Aim of the task:
Copy, from the entries below, each line where the word "this" can be found.

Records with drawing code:
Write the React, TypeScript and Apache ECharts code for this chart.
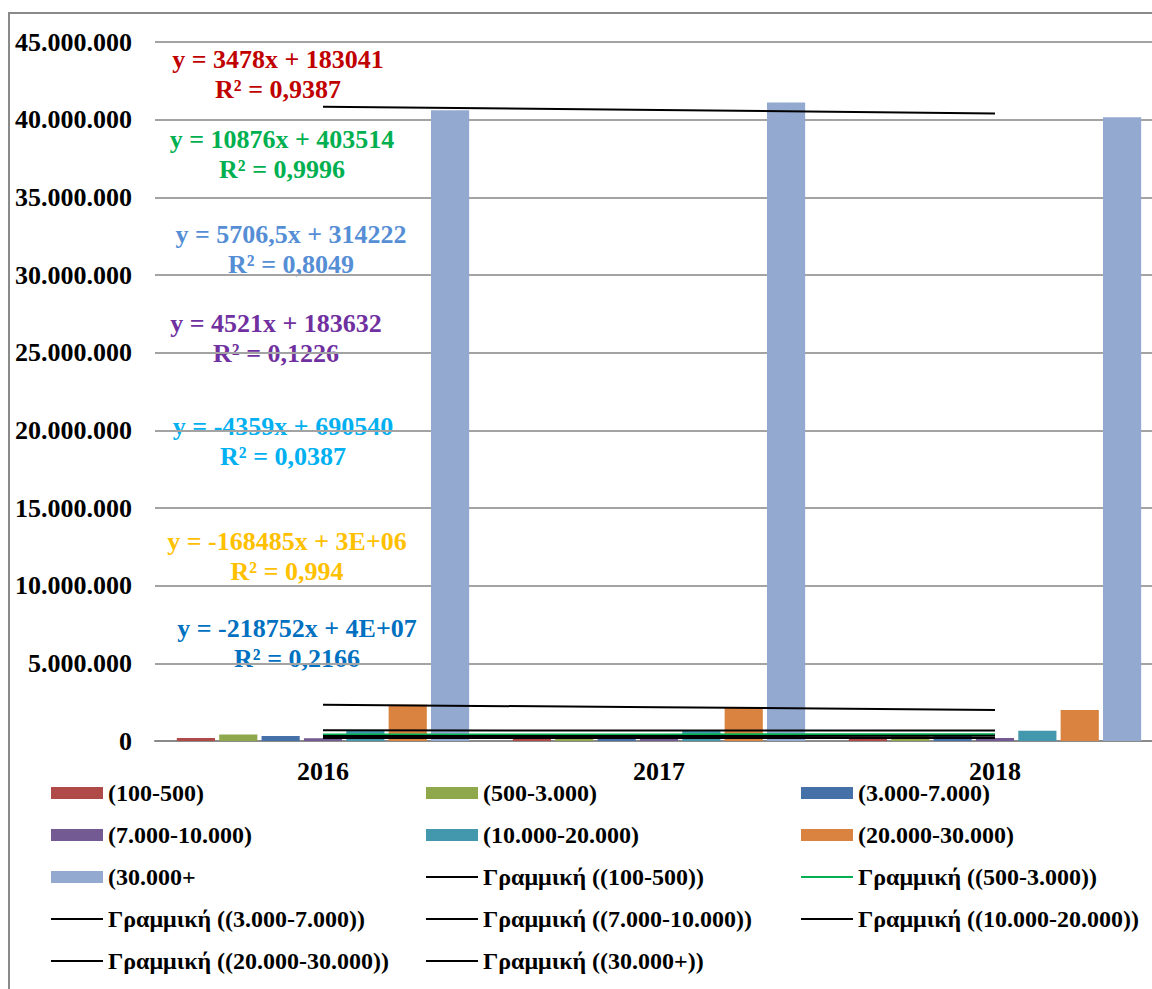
import React, { useEffect, useRef } from "react";
import * as echarts from "echarts";

// Years on the category axis
const years = ["2016", "2017", "2018"];

// Bar series names (as labelled in the legend)
const barNames = [
  "(100-500)",
  "(500-3.000)",
  "(3.000-7.000)",
  "(7.000-10.000)",
  "(10.000-20.000)",
  "(20.000-30.000)",
  "(30.000+",
];

// Values per size class, 2016-2018
const v100_500 = [186006, 191023, 192962];
const v500_3000 = [414264, 425518, 436016];
const v3000_7000 = [318306, 328880, 329719];
const v7000_10000 = [181170, 206640, 190212];
const v10000_20000 = [673638, 706908, 664920];
const v20000_30000 = [2330928, 2185114, 1993958];
const v30000plus = [40598567, 41100370, 40161063];

const barValues = [
  v100_500,
  v500_3000,
  v3000_7000,
  v7000_10000,
  v10000_20000,
  v20000_30000,
  v30000plus,
];

// Linear trendline names
const trendNames = [
  "Γραμμική ((100-500))",
  "Γραμμική ((500-3.000))",
  "Γραμμική ((3.000-7.000))",
  "Γραμμική ((7.000-10.000))",
  "Γραμμική ((10.000-20.000))",
  "Γραμμική ((20.000-30.000))",
  "Γραμμική ((30.000+))",
];

// Trendline equation texts
const trendEquations = [
  "y = 3478x + 183041",
  "y = 10876x + 403514",
  "y = 5706,5x + 314222",
  "y = 4521x + 183632",
  "y = -4359x + 690540",
  "y = -168485x + 3E+06",
  "y = -218752x + 4E+07",
];
const trendR2 = [
  "R² = 0,9387",
  "R² = 0,9996",
  "R² = 0,8049",
  "R² = 0,1226",
  "R² = 0,0387",
  "R² = 0,994",
  "R² = 0,2166",
];

// Y axis range
const yMin = 0;
const yMax = 45000000;
const yStep = 5000000;

const barColors = ["#AF4A48", "#8FA84C", "#4670A8", "#735A92", "#4398AE", "#DA8240", "#94A9D0"];
const trendColors = ["#000000", "#00B050", "#000000", "#000000", "#000000", "#000000", "#000000"];
const eqColors = ["#C00000", "#00B050", "#558ED5", "#7030A0", "#00B0F0", "#FFC000", "#0070C0"];
// label block placement: centre x, y of the equation line
const eqPos: [number, number][] = [
  [278, 59],
  [282, 139],
  [291, 234],
  [276, 323],
  [283, 426],
  [287, 541],
  [297, 628],
];

const FONT = '"Liberation Serif", "Times New Roman", serif';

// least-squares straight line over x = 1..n, evaluated at each x
function linearFit(ys: number[]): number[] {
  const n = ys.length;
  const xs = ys.map((_, i) => i + 1);
  const mx = xs.reduce((a, b) => a + b, 0) / n;
  const my = ys.reduce((a, b) => a + b, 0) / n;
  let sxy = 0;
  let sxx = 0;
  for (let i = 0; i < n; i++) {
    sxy += (xs[i] - mx) * (ys[i] - my);
    sxx += (xs[i] - mx) * (xs[i] - mx);
  }
  const slope = sxy / sxx;
  const icpt = my - slope * mx;
  return xs.map((x) => icpt + slope * x);
}

function dotted(n: number): string {
  return String(Math.round(n)).replace(/\B(?=(\d{3})+(?!\d))/g, ".");
}

export default function App() {
  const ref = useRef<HTMLDivElement>(null);

  useEffect(() => {
    if (!ref.current) return;
    const chart = echarts.init(ref.current, undefined, { renderer: "svg" });

    const legendText = {
      fontFamily: FONT,
      fontWeight: "bold" as const,
      fontSize: 24,
      lineHeight: 24,
      color: "#000",
    };
    const mkLegend = (left: number, top: number, data: string[], itemHeight: number) => ({
      orient: "vertical" as const,
      left,
      top,
      data,
      icon: "rect",
      itemWidth: 52,
      itemHeight,
      itemGap: 18,
      selectedMode: false,
      textStyle: legendText,
    });

    const barSeries = barNames.map((name, i) => ({
      name,
      type: "bar",
      data: barValues[i],
      barCategoryGap: "13%",
      barGap: "11%",
      itemStyle: { color: barColors[i] },
      z: 2,
    }));

    const lineSeries = trendNames.map((name, i) => ({
      name,
      type: "line",
      data: linearFit(barValues[i]),
      symbol: "none",
      color: trendColors[i],
      itemStyle: { color: trendColors[i] },
      lineStyle: { color: trendColors[i], width: 2 },
      z: 3,
    }));

    const graphics: any[] = [
      {
        type: "rect",
        shape: { x: 9, y: 13, width: 1300, height: 1100 },
        style: { fill: "none", stroke: "#8a8a8a", lineWidth: 2 },
        silent: true,
        z: -2,
      },
    ];
    trendEquations.forEach((eq, i) => {
      const [cx, cy] = eqPos[i];
      [eq, trendR2[i]].forEach((t, k) => {
        graphics.push({
          type: "text",
          x: cx,
          y: cy + k * 30,
          z: -1,
          silent: true,
          style: {
            text: t,
            fill: eqColors[i],
            font: `bold 26px ${FONT}`,
            align: "center",
            verticalAlign: "middle",
            textAlign: "center",
            textVerticalAlign: "middle",
          },
        });
      });
    });

    chart.setOption({
      animation: false,
      backgroundColor: "#ffffff",
      // plot area runs past the right edge of the page
      grid: {
        left: 155,
        width: 1008,
        top: 42,
        bottom: 248,
        containLabel: false,
        outerBoundsMode: "none",
      },
      xAxis: {
        type: "category",
        data: years,
        axisLine: { show: true, lineStyle: { color: "#8a8a8a", width: 2 } },
        axisTick: { show: false },
        axisLabel: {
          interval: 0,
          margin: 17,
          fontFamily: FONT,
          fontWeight: "bold",
          fontSize: 26,
          color: "#000",
        },
      },
      yAxis: {
        type: "value",
        min: yMin,
        max: yMax,
        interval: yStep,
        axisLine: { show: false },
        axisTick: { show: false },
        splitLine: { lineStyle: { color: "#a3a3a3", width: 2 } },
        axisLabel: {
          margin: 23,
          fontFamily: FONT,
          fontWeight: "bold",
          fontSize: 26,
          color: "#000",
          formatter: (v: number) => dotted(v),
        },
      },
      legend: [
        mkLegend(46, 776, ["(100-500)", "(7.000-10.000)", "(30.000+"], 12),
        mkLegend(46, 902, ["Γραμμική ((3.000-7.000))", "Γραμμική ((20.000-30.000))"], 2),
        mkLegend(421, 776, ["(500-3.000)", "(10.000-20.000)"], 12),
        mkLegend(
          421,
          860,
          ["Γραμμική ((100-500))", "Γραμμική ((7.000-10.000))", "Γραμμική ((30.000+))"],
          2
        ),
        mkLegend(796, 776, ["(3.000-7.000)", "(20.000-30.000)"], 12),
        mkLegend(796, 860, ["Γραμμική ((500-3.000))", "Γραμμική ((10.000-20.000))"], 2),
      ],
      tooltip: { show: false },
      graphic: graphics,
      series: [...barSeries, ...lineSeries],
    });

    return () => {
      chart.dispose();
    };
  }, []);

  return (
    <div
      ref={ref}
      style={{ position: "absolute", left: 0, top: 0, width: 1152, height: 989 }}
    />
  );
}
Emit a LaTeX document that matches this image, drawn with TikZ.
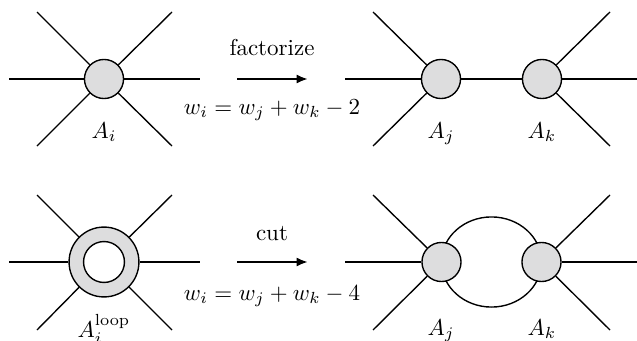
\documentclass[tikz,border=0pt]{standalone}
\usetikzlibrary{arrows.meta,backgrounds}
\definecolor{vfill}{RGB}{221,221,222}
\begin{document}
\begin{tikzpicture}[x=0.435pt,y=-0.435pt,
  vtx/.style={circle,draw,fill=vfill,minimum size=17pt,inner sep=0pt,line width=0.6pt},
  leg/.style={line width=0.6pt},
  bond/.style={line width=0.9pt},
  arr/.style={line width=1.1pt,-{Latex[length=5pt,width=4pt]}},
  lbl/.style={anchor=base,inner sep=0pt}
]
\useasboundingbox (0,0) rectangle (637,341);

% ---------- top left ----------
\node[vtx] (Ai) at (104,79) {};
\coordinate (tlw) at (9,79);   \coordinate (tle) at (200,79);
\coordinate (tlnw) at (37,12); \coordinate (tlne) at (172,12);
\coordinate (tlsw) at (37,146);\coordinate (tlse) at (172,146);
\foreach \c in {tlw,tle,tlnw,tlne,tlsw,tlse} \draw[leg] (Ai) -- (\c);
\node[lbl] (Ailab) at (104,138) {$A_i$};

% ---------- top arrow ----------
\coordinate (tas) at (237,79); \coordinate (tae) at (308,79);
\draw[arr] (tas) -- (tae);
\node[lbl] (fact) at (272,55) {factorize};
\node[lbl] (wtop) at (272,114) {$w_i = w_j + w_k - 2$};

% ---------- top right ----------
\node[vtx] (Aj) at (441,79) {};
\node[vtx] (Ak) at (542,79) {};
\coordinate (trw) at (345,79);  \coordinate (tre) at (637,79);
\coordinate (trjn) at (373,12); \coordinate (trjs) at (373,146);
\coordinate (trkn) at (610,12); \coordinate (trks) at (610,146);
\draw[leg] (trw) -- (Aj);
\draw[bond] (Aj) -- (Ak);
\draw[leg] (Ak) -- (tre);
\draw[leg] (Aj) -- (trjn);
\draw[leg] (Aj) -- (trjs);
\draw[leg] (Ak) -- (trkn);
\draw[leg] (Ak) -- (trks);
\node[lbl] (Ajlab) at (441,138) {$A_j$};
\node[lbl] (Aklab) at (542,138) {$A_k$};

% ---------- bottom left ----------
\node[circle,draw,fill=vfill,minimum size=30.4pt,inner sep=0pt,line width=0.6pt] (ring) at (104,262) {};
\node[circle,draw,fill=white,minimum size=17.8pt,inner sep=0pt,line width=0.6pt] (hole) at (104,262) {};
\coordinate (blw) at (9,262);   \coordinate (ble) at (200,262);
\coordinate (blnw) at (37,195); \coordinate (blne) at (172,195);
\coordinate (blsw) at (37,330); \coordinate (blse) at (172,330);
\foreach \c in {blw,ble,blnw,blne,blsw,blse} \draw[leg] (ring) -- (\c);
\node[lbl] (Alooplab) at (104,337) {$A_i^{\mathrm{loop}}$};

% ---------- bottom arrow ----------
\coordinate (bas) at (237,262); \coordinate (bae) at (308,262);
\draw[arr] (bas) -- (bae);
\node[lbl] (cut) at (272,240) {cut};
\node[lbl] (wbot) at (272,300) {$w_i = w_j + w_k - 4$};

% ---------- bottom right ----------
\node[vtx] (Bj) at (441.5,262) {};
\node[vtx] (Bk) at (541.5,262) {};
\begin{scope}[on background layer]
  \draw[leg] (Bj.center) arc[start angle=180,end angle=0,x radius=21.75pt,y radius=19.6pt];
  \draw[leg] (Bj.center) arc[start angle=180,end angle=360,x radius=21.75pt,y radius=19.6pt];
\end{scope}
\coordinate (brw) at (345,262);  \coordinate (bre) at (637,262);
\coordinate (brjn) at (373,195); \coordinate (brjs) at (373,330);
\coordinate (brkn) at (610,195); \coordinate (brks) at (610,330);
\draw[leg] (brw) -- (Bj);
\draw[leg] (Bk) -- (bre);
\draw[leg] (Bj) -- (brjn);
\draw[leg] (Bj) -- (brjs);
\draw[leg] (Bk) -- (brkn);
\draw[leg] (Bk) -- (brks);
\node[lbl] (Bjlab) at (441,335) {$A_j$};
\node[lbl] (Bklab) at (542,335) {$A_k$};
\end{tikzpicture}
\end{document}
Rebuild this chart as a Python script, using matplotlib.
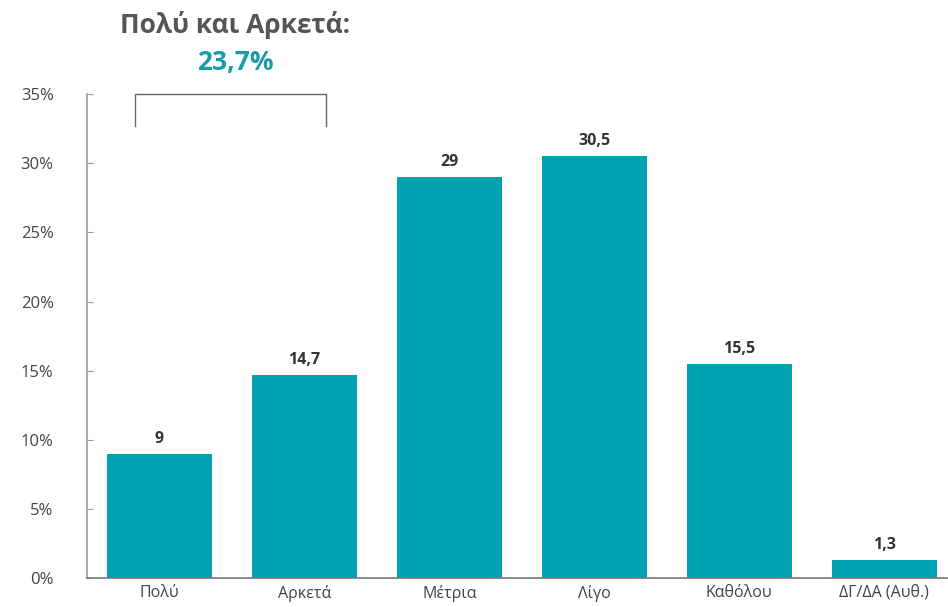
import matplotlib.pyplot as plt

plt.rcParams['font.family'] = ['Open Sans', 'DejaVu Sans']

categories = ['Πολύ', 'Αρκετά', 'Μέτρια', 'Λίγο', 'Καθόλου', 'ΔΓ/ΔΑ (Αυθ.)']
values = [9, 14.7, 29, 30.5, 15.5, 1.3]
value_labels = ['9', '14,7', '29', '30,5', '15,5', '1,3']
yticks = [0, 5, 10, 15, 20, 25, 30, 35]

teal = '#00A3AF'

fig = plt.figure(figsize=(9.48, 6.07), dpi=100)
ax = fig.add_axes([0.0918, 0.0478, 0.9082, 0.797])

x = range(len(categories))
ax.bar(x, values, width=0.724, color=teal, zorder=2)

for i, (v, lab) in enumerate(zip(values, value_labels)):
    ax.annotate(lab, (i, v), xytext=(0, 5), textcoords='offset points',
                ha='center', va='bottom', fontsize=11.5, fontweight='bold', color='#333333')

ax.set_xlim(-0.5, 5.44)
ax.set_ylim(0, 35)
ax.set_xticks(list(x))
ax.set_xticklabels(categories, fontsize=11.5, color='#444444')
ax.set_yticks(yticks)
ax.set_yticklabels([f'{t}%' for t in yticks], fontsize=12, color='#444444')
ax.tick_params(axis='x', length=0, pad=5)
ax.tick_params(axis='y', direction='in', length=4, color='#999999', pad=24)

for side in ['top', 'right']:
    ax.spines[side].set_visible(False)
ax.spines['left'].set_color('#999999')
ax.spines['bottom'].set_color('#777777')
ax.spines['left'].set_linewidth(1.2)
ax.spines['bottom'].set_linewidth(1.2)

# bracket over the first two bars
ax.plot([-0.169, -0.169, 1.148, 1.148], [32.7, 35, 35, 32.7],
        color='#666666', lw=1, clip_on=False)

fig.text(0.248, 0.958, 'Πολύ και Αρκετά:', ha='center', va='center',
         fontsize=19, fontweight='bold', color='#555555')
fig.text(0.248, 0.897, '23,7%', ha='center', va='center',
         fontsize=19, fontweight='bold', color='#1A9DA8')

fig.savefig('out.png', dpi=100)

Exercise response:
Write the React, TypeScript and Apache ECharts code for this chart.
Emit a LaTeX document that matches this image, drawn with TikZ.
Rebuild this chart as a Python script, using matplotlib.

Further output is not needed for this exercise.